Form 16 - Escrow agreement (relating to performance shares) [F - Rescinded]

Published Date: 1997-06-27
Effective Date: 1997-06-25
Rescinded Date: 2001-06-30

(APPENDIX A TO LOCAL POLICY STATEMENT 3-07)

FORM 16

Securities Act

Escrow Agreement

 

THIS AGREEMENT is dated for reference __________, 19____ and made

AMONG:

(the "Escrow Agent");

AND:

(the "Issuer");

AND: EACH SHAREHOLDER, as defined in this Agreement

(collectively, the "Parties").

WHEREAS the Shareholder has acquired or is about to acquire shares of the Issuer;

AND WHEREAS the Escrow Agent has agreed to act as escrow agent in respect of the shares upon the acquisition of the shares by the Shareholder;

NOW THEREFORE in consideration of the covenants contained in this agreement and other good and valuable consideration (the receipt and sufficiency of which is acknowledged), the Parties agree as follows:

1. INTERPRETATION

In this agreement:

(a) "Ackno wledgement" means the acknowledgement and agreement to be bound in the form attached as Schedule A to this agreement;

(b) "Act" means the Securities Act, R.S.B.C. 1996, c. 418;

(c) "Exchange" means the Vancouver Stock Exchange;

(d) "Executive Director" means the Executive Director appointed under the Act; and

(e) "Executive Director or the Exchange" means the Executive Director, if the shares of the Issuer are not listed on the Exchange, or the Exchange, if the shares of the Issuer are listed on the Exchange.

(f) "IPO" means the initial public offering of common shares of the Issuer under a prospectus which has been filed with, and for which a receipt has been obtained from, the Executive Director under section 61 of the Act;

(g) "Local Policy Statement 3-07" means the Local Policy Statement 3-07 in effect as of the date of the reference of this agreement and attached as Schedule B to this agreement;

(h) "Shareholder" means a holder of shares of the Issuer who executes this agreement or an Acknowledgement;

(i) "Shares" means the shares of the Shareholder described in Schedule C to this agreement, as amended from time to time in accordance with section 9;

2. PLACEMENT OF SHARES IN ESCROW

The Shareholder places the Shares in escrow with the Escrow Agent and shall deliver the certificates representing the Shares to the Escrow Agent as soon as practicable.

3. VOTING OF SHARES IN ESCROW

Except as provided by section 4 (a), the Shareholder may exercise all voting rights attached to the Shares.

4. WAIVER OF SHAREHOLDER'S RIGHTS

The Shareholder waives the rights attached to the Shares

(a) to vote the Shares on a resolution to cancel any of the Shares,

(b) to receive dividends, and

(c) to participate in the assets and property of the Issuer on a winding up or dissolution of the Issuer.

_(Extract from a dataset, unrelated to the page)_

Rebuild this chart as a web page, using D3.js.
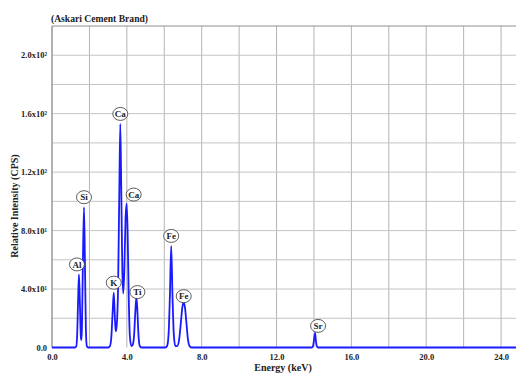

5. ABSTENTION FROM VOTING AS A DIRECTOR

A Shareholder that is or becomes a director of the Issuer shall abstain from voting on a directors' resolution to cancel any of the Shares.

6. TRANSFER WITHIN ESCROW

(1) The Shareholder shall not transfer any of the Shares except in accordance with Local Policy Statement 3-07 and with the consent of the Executive Director or the Exchange.

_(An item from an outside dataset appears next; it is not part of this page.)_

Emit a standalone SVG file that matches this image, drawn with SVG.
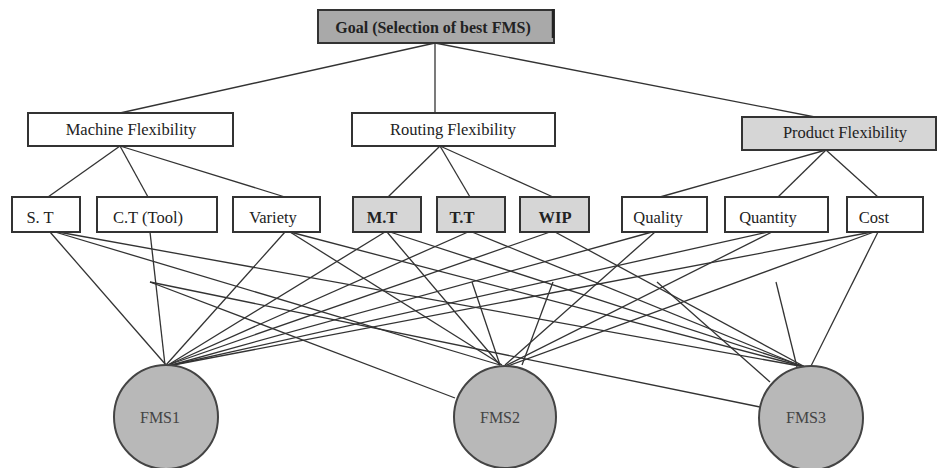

(2) The Escrow Agent shall not effect a transfer of the Shares within escrow unless the Escrow Agent has received

(a) a copy of an Acknowledgement executed by the person to whom the Shares are to be transferred, and

(b) a letter from the Executive Director or the Exchange consenting to the transfer.

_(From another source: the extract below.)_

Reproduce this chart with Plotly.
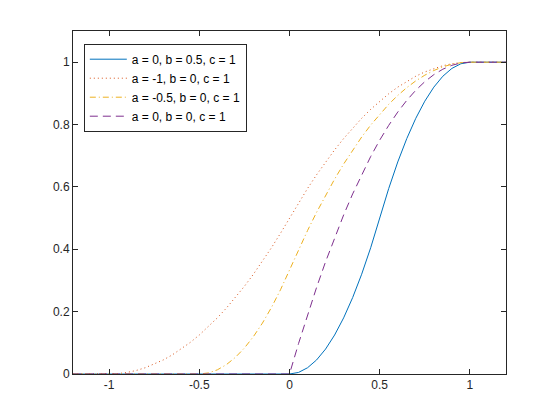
import plotly.graph_objects as go

# Series 1: a = 0, b = 0.5, c = 1
x1 = [-1.2, 0, 0.05, 0.1, 0.15, 0.2, 0.25, 0.3, 0.35, 0.4, 0.45, 0.5,
      0.55, 0.6, 0.65, 0.7, 0.75, 0.8, 0.85, 0.9, 0.95, 1.0, 1.2]
y1 = [0, 0, 0.005, 0.02, 0.045, 0.08, 0.125, 0.18, 0.245, 0.32, 0.405, 0.5,
      0.595, 0.68, 0.755, 0.82, 0.875, 0.92, 0.955, 0.98, 0.995, 1.0, 1.0]

# Series 2: a = -1, b = 0, c = 1
x2 = [-1.2, -1.0, -0.95, -0.9, -0.85, -0.8, -0.75, -0.7, -0.65, -0.6, -0.55, -0.5,
      -0.45, -0.4, -0.35, -0.3, -0.25, -0.2, -0.15, -0.1, -0.05, 0,
      0.05, 0.1, 0.15, 0.2, 0.25, 0.3, 0.35, 0.4, 0.45, 0.5,
      0.55, 0.6, 0.65, 0.7, 0.75, 0.8, 0.85, 0.9, 0.95, 1.0, 1.2]
y2 = [0, 0, 0.00125, 0.005, 0.01125, 0.02, 0.03125, 0.045, 0.06125, 0.08, 0.10125, 0.125,
      0.15125, 0.18, 0.21125, 0.245, 0.28125, 0.32, 0.36125, 0.405, 0.45125, 0.5,
      0.54875, 0.595, 0.63875, 0.68, 0.71875, 0.755, 0.78875, 0.82, 0.84875, 0.875,
      0.89875, 0.92, 0.93875, 0.955, 0.96875, 0.98, 0.98875, 0.995, 0.99875, 1.0, 1.0]

# Series 3: a = -0.5, b = 0, c = 1
x3 = [-1.2, -0.5, -0.45, -0.4, -0.35, -0.3, -0.25, -0.2, -0.15, -0.1, -0.05, 0,
      0.05, 0.1, 0.15, 0.2, 0.25, 0.3, 0.35, 0.4, 0.45, 0.5,
      0.55, 0.6, 0.65, 0.7, 0.75, 0.8, 0.85, 0.9, 0.95, 1.0, 1.2]
y3 = [0, 0, 0.00333, 0.01333, 0.03, 0.05333, 0.08333, 0.12, 0.16333, 0.21333, 0.27, 0.33333,
      0.39833, 0.46, 0.51833, 0.57333, 0.625, 0.67333, 0.71833, 0.76, 0.79833, 0.83333,
      0.865, 0.89333, 0.91833, 0.94, 0.95833, 0.97333, 0.985, 0.99333, 0.99833, 1.0, 1.0]

# Series 4: a = 0, b = 0, c = 1
x4 = [-1.2, 0, 0.05, 0.1, 0.15, 0.2, 0.25, 0.3, 0.35, 0.4, 0.45, 0.5,
      0.55, 0.6, 0.65, 0.7, 0.75, 0.8, 0.85, 0.9, 0.95, 1.0, 1.2]
y4 = [0, 0, 0.0975, 0.19, 0.2775, 0.36, 0.4375, 0.51, 0.5775, 0.64, 0.6975, 0.75,
      0.7975, 0.84, 0.8775, 0.91, 0.9375, 0.96, 0.9775, 0.99, 0.9975, 1.0, 1.0]

names = ["a = 0, b = 0.5, c = 1", "a = -1, b = 0, c = 1",
         "a = -0.5, b = 0, c = 1", "a = 0, b = 0, c = 1"]

xtick_vals = [-1, -0.5, 0, 0.5, 1]
xtick_text = ["-1", "-0.5", "0", "0.5", "1"]
ytick_vals = [0, 0.2, 0.4, 0.6, 0.8, 1]
ytick_text = ["0", "0.2", "0.4", "0.6", "0.8", "1"]

colors = ["#0072BD", "#D95319", "#EDB120", "#7E2F8E"]
dashes = ["solid", "1px,3px", "6px,3px,1px,3px", "8px,5px"]

FONT = "Arial, Liberation Sans, sans-serif"

fig = go.Figure()
for xs, ys, nm, col, ds in zip([x1, x2, x3, x4], [y1, y2, y3, y4], names, colors, dashes):
    fig.add_trace(go.Scatter(x=xs, y=ys, mode="lines", name=nm,
                             line=dict(color=col, width=1, dash=ds)))

axis_common = dict(showgrid=False, zeroline=False, showline=True, linecolor="#262626",
                   linewidth=1, mirror="ticks", ticks="inside", ticklen=5,
                   tickcolor="#262626",
                   tickfont=dict(size=12, color="#262626", family=FONT))

fig.update_layout(
    width=560, height=420,
    margin=dict(l=73, r=54, t=31, b=46),
    paper_bgcolor="white", plot_bgcolor="white",
    showlegend=True,
    legend=dict(x=0.025, y=0.963, xanchor="left", yanchor="top",
                bordercolor="#262626", borderwidth=1, bgcolor="white",
                font=dict(size=12, family=FONT, color="black"),
                tracegroupgap=0, itemwidth=37),
    xaxis=dict(range=[-1.2, 1.2], tickvals=xtick_vals, ticktext=xtick_text, **axis_common),
    yaxis=dict(range=[0, 1.1], tickvals=ytick_vals, ticktext=ytick_text, **axis_common),
)

fig.write_html("out.html", config={"displayModeBar": False},
               post_script="document.body.style.margin='0';")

(3) Upon the death or bankruptcy of a Shareholder, the Escrow Agent shall hold the Shares subject to this agreement for the person that is legally entitled to become the registered owner of the Shares.

(4) [Set out in this subsection the rights and obligations of a Shareholder who ceases to be a principal, as that term is defined in Local Policy Statement 3-07, dies, or becomes bankrupt, to retain, transfer or surrender to the Issuer for cancellation any Shares held by the Shareholder.]

7. RELEASE FROM ESCROW

(1) The Shareholder irrevocably directs the Escrow Agent to retain the Shares until the Shares are released from escrow pursuant to subsection (2) or surrendered for cancellation pursuant to section 8.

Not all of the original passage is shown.